• DATA SEGMENT:
▬▬▬▬▬▬

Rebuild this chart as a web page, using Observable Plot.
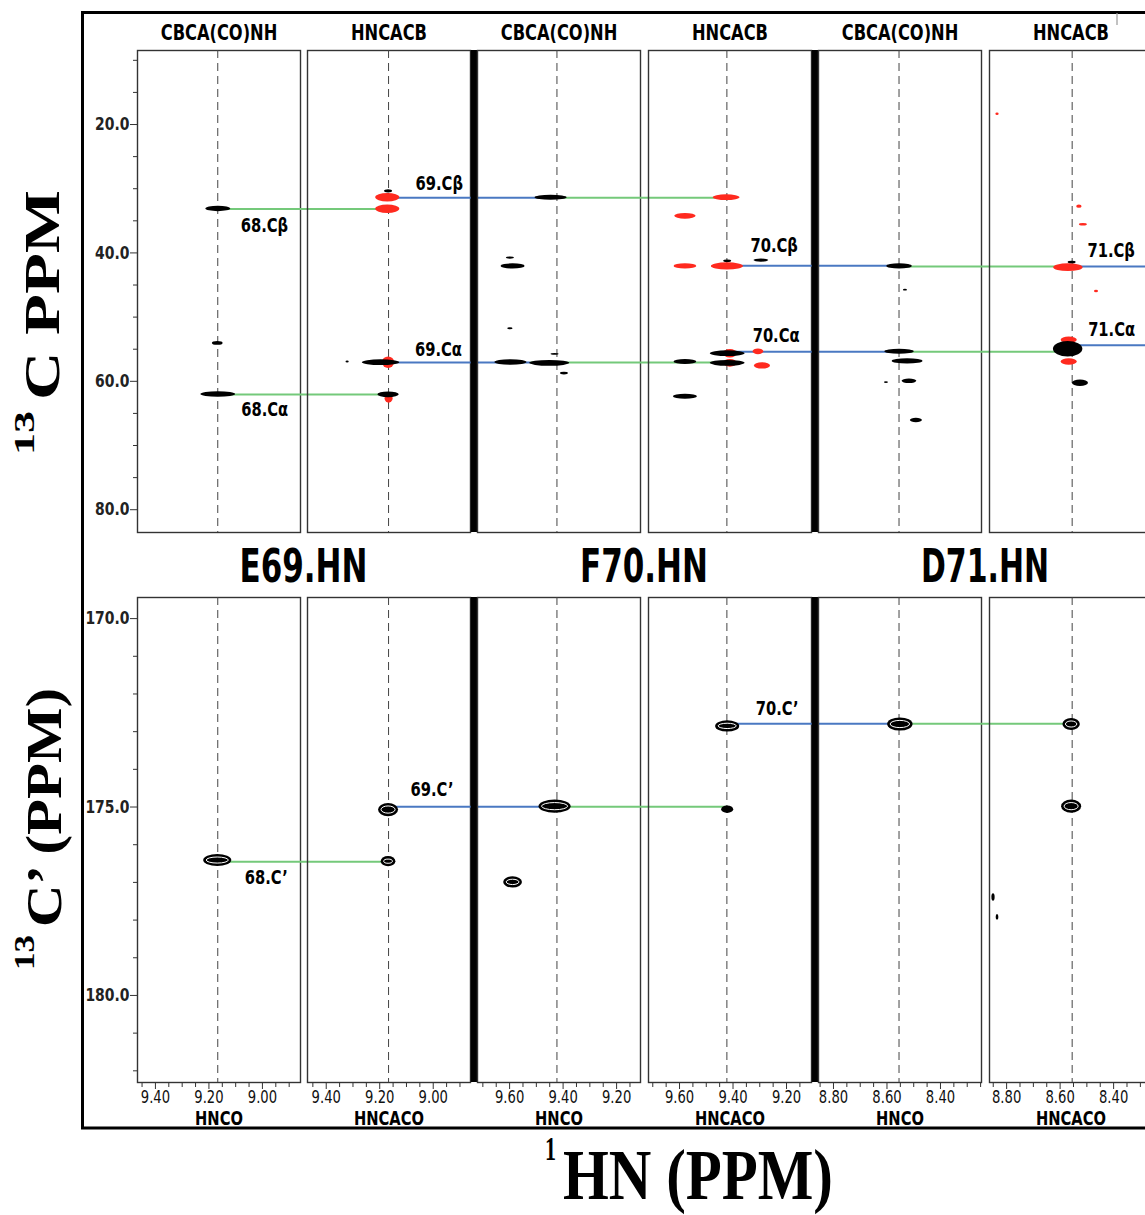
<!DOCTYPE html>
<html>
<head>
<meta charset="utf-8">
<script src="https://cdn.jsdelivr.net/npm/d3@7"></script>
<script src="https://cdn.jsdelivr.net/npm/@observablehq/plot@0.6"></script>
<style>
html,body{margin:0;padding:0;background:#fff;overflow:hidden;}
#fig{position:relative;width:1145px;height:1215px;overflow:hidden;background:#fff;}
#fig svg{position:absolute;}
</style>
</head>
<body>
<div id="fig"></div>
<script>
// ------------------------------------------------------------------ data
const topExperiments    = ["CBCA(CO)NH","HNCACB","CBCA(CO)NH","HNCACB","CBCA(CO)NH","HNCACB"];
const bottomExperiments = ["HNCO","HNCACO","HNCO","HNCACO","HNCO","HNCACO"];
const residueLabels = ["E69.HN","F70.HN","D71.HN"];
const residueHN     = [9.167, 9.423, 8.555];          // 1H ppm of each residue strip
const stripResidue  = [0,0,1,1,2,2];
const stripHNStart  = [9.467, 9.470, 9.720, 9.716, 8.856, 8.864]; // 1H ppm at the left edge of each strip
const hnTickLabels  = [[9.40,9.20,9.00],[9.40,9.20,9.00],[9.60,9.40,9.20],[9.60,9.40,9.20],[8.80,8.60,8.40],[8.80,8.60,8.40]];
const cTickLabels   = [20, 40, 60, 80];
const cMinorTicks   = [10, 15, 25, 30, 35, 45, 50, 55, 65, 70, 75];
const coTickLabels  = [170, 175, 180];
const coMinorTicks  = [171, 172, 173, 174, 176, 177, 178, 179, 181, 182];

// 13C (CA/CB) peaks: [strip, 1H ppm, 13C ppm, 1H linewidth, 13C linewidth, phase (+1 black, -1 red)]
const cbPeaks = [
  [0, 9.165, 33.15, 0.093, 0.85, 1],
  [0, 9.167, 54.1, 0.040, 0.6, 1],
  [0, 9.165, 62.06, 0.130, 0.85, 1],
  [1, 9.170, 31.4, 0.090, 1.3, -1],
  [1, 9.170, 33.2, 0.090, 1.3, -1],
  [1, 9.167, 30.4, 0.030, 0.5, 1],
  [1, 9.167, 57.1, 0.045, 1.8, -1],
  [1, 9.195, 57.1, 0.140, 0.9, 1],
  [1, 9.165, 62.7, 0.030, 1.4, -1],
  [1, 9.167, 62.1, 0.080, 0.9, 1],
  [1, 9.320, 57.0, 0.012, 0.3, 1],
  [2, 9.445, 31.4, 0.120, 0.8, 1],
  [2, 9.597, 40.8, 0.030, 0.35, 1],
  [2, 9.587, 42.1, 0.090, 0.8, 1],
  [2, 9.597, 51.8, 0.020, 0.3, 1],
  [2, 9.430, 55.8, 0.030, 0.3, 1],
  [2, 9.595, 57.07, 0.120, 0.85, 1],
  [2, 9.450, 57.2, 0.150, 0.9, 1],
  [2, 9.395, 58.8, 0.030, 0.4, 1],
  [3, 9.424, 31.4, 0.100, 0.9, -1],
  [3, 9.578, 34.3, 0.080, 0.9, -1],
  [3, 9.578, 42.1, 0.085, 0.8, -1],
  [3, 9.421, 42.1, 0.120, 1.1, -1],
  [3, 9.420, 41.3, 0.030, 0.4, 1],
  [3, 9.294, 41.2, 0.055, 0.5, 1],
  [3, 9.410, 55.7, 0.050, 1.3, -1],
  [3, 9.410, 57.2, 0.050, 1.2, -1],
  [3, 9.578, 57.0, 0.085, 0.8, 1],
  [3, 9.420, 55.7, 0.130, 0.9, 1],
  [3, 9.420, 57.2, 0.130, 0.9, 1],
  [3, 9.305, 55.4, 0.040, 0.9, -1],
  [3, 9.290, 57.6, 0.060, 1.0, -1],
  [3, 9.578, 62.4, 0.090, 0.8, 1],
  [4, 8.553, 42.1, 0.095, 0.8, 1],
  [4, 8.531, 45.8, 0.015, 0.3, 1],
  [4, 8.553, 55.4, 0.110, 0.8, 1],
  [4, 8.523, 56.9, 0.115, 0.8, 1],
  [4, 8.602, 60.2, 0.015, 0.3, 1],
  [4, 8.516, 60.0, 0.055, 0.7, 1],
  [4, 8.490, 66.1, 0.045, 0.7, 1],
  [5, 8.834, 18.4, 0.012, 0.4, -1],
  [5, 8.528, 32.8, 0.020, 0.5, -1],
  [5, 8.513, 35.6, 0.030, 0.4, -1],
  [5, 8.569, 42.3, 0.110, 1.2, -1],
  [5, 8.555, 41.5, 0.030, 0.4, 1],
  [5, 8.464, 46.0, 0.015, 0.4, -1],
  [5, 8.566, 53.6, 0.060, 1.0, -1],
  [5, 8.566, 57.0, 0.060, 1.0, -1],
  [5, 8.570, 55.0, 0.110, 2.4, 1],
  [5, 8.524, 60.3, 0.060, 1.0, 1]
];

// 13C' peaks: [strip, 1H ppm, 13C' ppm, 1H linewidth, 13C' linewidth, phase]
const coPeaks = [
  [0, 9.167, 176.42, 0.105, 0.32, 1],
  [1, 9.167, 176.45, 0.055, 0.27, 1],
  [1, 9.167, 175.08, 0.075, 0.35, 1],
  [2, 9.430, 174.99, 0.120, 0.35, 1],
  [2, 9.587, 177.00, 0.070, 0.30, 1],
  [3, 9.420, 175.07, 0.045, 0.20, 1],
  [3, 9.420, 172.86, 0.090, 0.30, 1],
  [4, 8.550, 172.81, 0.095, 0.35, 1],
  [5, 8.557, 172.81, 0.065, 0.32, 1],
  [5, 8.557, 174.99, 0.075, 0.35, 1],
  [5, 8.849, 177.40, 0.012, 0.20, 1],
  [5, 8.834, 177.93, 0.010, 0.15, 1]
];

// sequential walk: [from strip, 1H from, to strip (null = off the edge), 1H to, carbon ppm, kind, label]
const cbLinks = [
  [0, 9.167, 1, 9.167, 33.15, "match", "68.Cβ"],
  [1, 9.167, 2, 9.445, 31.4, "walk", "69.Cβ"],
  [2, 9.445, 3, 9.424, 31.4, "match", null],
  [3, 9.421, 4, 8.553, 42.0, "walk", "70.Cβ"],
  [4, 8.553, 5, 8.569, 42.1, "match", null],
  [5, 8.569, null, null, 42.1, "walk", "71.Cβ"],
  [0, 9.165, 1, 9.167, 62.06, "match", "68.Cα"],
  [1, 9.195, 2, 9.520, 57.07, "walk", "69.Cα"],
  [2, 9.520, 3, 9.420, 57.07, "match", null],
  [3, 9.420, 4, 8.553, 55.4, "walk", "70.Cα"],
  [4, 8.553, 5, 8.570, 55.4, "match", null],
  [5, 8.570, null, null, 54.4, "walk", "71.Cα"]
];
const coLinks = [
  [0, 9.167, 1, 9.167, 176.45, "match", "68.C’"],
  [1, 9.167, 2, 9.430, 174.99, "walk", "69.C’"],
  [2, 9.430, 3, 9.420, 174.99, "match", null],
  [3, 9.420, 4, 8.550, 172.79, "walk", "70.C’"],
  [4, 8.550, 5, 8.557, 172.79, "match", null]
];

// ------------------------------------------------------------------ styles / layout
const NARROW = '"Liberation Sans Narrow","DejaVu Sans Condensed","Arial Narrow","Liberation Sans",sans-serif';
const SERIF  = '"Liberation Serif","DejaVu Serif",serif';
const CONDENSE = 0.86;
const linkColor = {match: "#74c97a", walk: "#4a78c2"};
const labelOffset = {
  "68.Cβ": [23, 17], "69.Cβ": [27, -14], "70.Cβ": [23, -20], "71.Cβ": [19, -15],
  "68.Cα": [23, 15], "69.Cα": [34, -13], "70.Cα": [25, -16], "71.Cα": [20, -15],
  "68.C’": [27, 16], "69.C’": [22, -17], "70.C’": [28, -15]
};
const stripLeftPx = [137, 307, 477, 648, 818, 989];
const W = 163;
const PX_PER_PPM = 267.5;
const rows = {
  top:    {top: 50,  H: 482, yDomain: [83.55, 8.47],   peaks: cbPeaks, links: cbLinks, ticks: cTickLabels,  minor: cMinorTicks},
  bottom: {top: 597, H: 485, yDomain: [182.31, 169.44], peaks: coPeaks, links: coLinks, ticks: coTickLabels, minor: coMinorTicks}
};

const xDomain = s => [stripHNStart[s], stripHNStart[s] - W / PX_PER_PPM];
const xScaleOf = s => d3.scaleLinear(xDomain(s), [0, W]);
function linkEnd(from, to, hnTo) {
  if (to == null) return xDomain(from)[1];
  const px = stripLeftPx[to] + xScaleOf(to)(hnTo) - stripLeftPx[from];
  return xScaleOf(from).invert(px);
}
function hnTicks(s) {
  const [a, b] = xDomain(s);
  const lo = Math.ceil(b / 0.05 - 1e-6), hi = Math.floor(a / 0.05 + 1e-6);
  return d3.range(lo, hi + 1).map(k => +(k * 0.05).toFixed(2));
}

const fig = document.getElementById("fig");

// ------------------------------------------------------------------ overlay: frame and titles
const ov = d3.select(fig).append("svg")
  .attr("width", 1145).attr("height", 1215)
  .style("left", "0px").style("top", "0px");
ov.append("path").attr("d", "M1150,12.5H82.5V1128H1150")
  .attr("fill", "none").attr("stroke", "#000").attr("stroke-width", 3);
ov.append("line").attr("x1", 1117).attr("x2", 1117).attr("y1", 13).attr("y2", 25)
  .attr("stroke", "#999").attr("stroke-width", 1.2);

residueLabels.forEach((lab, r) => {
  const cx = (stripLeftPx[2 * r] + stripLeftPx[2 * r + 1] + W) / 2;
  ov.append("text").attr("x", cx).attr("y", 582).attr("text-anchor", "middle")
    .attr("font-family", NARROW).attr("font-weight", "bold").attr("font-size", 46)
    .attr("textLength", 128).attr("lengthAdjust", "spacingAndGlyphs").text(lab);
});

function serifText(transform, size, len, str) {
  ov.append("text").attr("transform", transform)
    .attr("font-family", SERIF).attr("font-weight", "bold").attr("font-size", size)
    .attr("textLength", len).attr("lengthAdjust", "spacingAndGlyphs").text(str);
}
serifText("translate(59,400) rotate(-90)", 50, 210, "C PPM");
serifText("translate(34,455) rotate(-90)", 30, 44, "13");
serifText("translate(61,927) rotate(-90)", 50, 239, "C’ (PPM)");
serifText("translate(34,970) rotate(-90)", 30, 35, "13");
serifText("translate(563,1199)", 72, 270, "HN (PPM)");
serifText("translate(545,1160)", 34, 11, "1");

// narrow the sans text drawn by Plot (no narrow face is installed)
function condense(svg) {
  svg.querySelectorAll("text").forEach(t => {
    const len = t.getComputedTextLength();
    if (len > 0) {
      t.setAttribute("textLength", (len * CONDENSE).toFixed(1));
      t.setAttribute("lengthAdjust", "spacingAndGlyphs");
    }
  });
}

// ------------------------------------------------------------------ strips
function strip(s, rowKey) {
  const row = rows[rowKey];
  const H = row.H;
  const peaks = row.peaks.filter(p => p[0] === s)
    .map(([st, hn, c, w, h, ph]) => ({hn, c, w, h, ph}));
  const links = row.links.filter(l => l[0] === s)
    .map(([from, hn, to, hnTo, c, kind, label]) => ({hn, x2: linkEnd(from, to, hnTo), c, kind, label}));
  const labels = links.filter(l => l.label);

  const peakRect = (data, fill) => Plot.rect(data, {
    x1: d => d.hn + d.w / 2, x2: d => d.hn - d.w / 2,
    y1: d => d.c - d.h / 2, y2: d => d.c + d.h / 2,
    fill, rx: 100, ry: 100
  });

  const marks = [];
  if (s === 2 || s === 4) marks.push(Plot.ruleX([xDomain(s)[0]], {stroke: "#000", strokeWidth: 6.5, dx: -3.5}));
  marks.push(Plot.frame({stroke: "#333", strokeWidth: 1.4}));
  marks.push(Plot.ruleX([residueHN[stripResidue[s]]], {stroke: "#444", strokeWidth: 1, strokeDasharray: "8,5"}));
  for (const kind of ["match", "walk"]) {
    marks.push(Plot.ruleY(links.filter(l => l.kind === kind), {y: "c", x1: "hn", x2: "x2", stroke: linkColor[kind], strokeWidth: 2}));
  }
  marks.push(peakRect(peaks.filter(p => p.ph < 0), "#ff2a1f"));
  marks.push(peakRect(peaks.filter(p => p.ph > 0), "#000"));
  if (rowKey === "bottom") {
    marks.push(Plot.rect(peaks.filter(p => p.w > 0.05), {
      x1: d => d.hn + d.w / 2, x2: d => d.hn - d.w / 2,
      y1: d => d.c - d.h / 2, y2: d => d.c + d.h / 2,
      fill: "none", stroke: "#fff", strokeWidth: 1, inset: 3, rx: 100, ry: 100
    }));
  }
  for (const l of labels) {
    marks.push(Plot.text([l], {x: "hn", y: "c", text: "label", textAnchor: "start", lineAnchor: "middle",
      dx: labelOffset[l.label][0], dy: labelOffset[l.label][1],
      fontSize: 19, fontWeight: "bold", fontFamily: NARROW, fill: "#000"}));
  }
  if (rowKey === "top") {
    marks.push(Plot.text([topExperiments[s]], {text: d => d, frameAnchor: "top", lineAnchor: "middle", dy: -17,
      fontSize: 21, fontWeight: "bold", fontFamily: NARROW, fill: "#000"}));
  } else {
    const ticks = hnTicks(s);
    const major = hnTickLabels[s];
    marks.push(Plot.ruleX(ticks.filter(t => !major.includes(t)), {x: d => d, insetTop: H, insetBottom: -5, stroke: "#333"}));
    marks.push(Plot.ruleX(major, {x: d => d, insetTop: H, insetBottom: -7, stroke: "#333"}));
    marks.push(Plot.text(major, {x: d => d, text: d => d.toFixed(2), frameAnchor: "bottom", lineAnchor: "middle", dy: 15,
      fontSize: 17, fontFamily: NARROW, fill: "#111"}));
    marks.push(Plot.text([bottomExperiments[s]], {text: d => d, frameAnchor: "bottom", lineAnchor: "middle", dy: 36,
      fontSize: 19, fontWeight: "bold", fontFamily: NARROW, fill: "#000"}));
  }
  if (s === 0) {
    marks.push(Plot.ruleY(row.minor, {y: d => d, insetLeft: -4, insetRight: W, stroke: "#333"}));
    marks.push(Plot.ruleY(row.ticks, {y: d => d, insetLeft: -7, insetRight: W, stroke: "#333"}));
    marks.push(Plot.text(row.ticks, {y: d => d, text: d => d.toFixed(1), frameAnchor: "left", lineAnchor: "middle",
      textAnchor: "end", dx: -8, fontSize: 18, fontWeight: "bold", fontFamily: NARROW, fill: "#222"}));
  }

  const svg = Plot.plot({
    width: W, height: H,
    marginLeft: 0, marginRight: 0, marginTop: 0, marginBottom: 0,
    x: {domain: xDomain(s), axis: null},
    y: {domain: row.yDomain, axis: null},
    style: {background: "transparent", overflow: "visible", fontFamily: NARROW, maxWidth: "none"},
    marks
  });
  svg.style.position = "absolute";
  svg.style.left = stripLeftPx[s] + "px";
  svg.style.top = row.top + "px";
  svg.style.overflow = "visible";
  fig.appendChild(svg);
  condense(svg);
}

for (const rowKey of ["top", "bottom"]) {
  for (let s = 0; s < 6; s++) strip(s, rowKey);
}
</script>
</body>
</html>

▬▬▬▬▬▬

The lines from the top of the data above through the one holding "179, 181, 182];" are to be repeated exactly, and only those, with no pictures.

Rebuild this chart as a web page, using Observable Plot.
<!DOCTYPE html>
<html>
<head>
<meta charset="utf-8">
<script src="https://cdn.jsdelivr.net/npm/d3@7"></script>
<script src="https://cdn.jsdelivr.net/npm/@observablehq/plot@0.6"></script>
<style>
html,body{margin:0;padding:0;background:#fff;overflow:hidden;}
#fig{position:relative;width:1145px;height:1215px;overflow:hidden;background:#fff;}
#fig svg{position:absolute;}
</style>
</head>
<body>
<div id="fig"></div>
<script>
// ------------------------------------------------------------------ data
const topExperiments    = ["CBCA(CO)NH","HNCACB","CBCA(CO)NH","HNCACB","CBCA(CO)NH","HNCACB"];
const bottomExperiments = ["HNCO","HNCACO","HNCO","HNCACO","HNCO","HNCACO"];
const residueLabels = ["E69.HN","F70.HN","D71.HN"];
const residueHN     = [9.167, 9.423, 8.555];          // 1H ppm of each residue strip
const stripResidue  = [0,0,1,1,2,2];
const stripHNStart  = [9.467, 9.470, 9.720, 9.716, 8.856, 8.864]; // 1H ppm at the left edge of each strip
const hnTickLabels  = [[9.40,9.20,9.00],[9.40,9.20,9.00],[9.60,9.40,9.20],[9.60,9.40,9.20],[8.80,8.60,8.40],[8.80,8.60,8.40]];
const cTickLabels   = [20, 40, 60, 80];
const cMinorTicks   = [10, 15, 25, 30, 35, 45, 50, 55, 65, 70, 75];
const coTickLabels  = [170, 175, 180];
const coMinorTicks  = [171, 172, 173, 174, 176, 177, 178, 179, 181, 182];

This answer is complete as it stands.